* _YOUR GOAL_
Leave the pictures out and retype the lines from the beginning through the line with "import pandas as pd", both ends included.

::: EXERCISE MATERIAL

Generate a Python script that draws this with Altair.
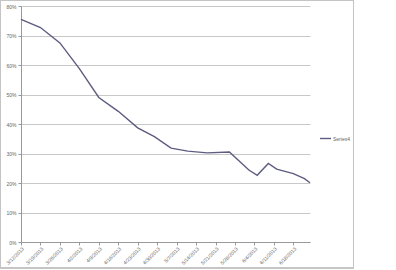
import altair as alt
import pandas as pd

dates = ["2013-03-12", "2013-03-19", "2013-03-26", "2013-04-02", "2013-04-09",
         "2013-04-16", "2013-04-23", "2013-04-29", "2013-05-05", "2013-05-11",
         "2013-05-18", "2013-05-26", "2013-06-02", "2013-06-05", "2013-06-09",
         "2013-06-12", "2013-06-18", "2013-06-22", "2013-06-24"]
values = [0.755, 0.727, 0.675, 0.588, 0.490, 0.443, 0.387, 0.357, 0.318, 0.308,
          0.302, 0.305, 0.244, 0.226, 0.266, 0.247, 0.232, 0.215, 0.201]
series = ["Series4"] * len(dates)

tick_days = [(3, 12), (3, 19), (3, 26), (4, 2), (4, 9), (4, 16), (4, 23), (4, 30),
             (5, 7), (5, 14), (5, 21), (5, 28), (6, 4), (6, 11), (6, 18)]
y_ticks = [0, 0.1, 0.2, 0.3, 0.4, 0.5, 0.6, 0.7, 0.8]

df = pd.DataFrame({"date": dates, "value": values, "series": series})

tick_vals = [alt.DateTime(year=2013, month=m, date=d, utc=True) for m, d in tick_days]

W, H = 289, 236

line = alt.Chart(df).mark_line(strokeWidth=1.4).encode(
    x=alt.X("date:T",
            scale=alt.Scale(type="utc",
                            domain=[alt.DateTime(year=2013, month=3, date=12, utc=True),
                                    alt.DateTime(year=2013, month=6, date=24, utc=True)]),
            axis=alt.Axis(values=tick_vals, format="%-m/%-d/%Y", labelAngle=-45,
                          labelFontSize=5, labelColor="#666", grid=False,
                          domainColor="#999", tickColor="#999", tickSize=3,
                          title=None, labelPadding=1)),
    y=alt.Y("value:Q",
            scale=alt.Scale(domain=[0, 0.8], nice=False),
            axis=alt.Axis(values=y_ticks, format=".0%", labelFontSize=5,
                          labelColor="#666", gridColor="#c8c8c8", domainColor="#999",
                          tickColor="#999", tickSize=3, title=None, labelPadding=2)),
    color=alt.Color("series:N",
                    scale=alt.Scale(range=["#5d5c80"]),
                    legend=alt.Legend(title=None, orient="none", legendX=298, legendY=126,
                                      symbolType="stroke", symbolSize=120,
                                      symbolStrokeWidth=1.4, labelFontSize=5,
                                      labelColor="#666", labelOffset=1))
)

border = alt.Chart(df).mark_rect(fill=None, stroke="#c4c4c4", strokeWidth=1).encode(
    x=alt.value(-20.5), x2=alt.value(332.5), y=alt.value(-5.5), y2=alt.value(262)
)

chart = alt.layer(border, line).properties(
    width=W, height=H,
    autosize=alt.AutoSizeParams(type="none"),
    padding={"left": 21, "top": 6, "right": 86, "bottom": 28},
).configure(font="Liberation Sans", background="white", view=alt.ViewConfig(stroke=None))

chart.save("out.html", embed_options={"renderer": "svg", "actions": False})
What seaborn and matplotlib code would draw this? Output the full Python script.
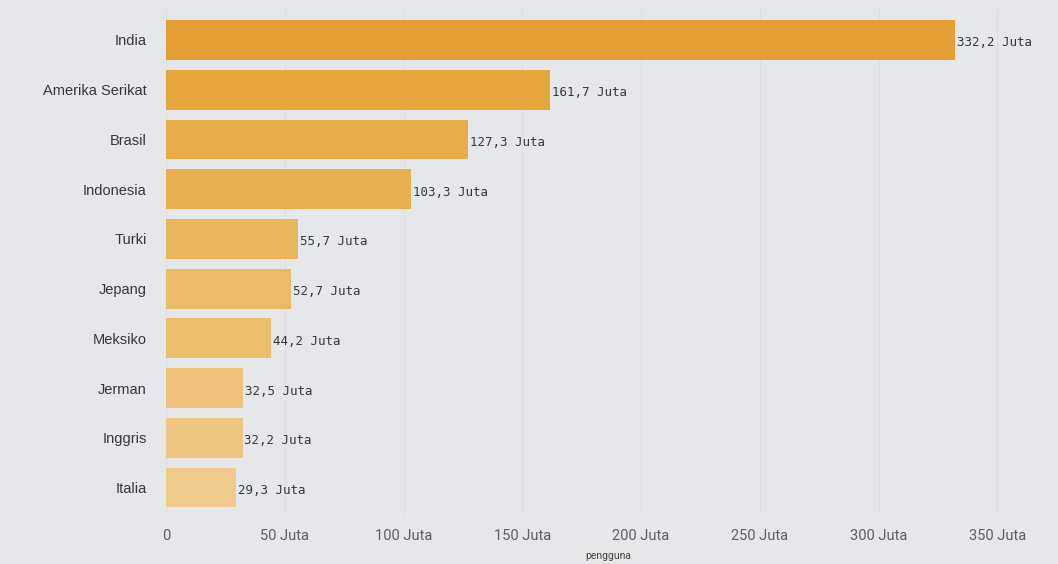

::::::

* _OUTPUT FOR THIS EXERCISE_
Generate a Python script that draws this with Altair.
import altair as alt
import pandas as pd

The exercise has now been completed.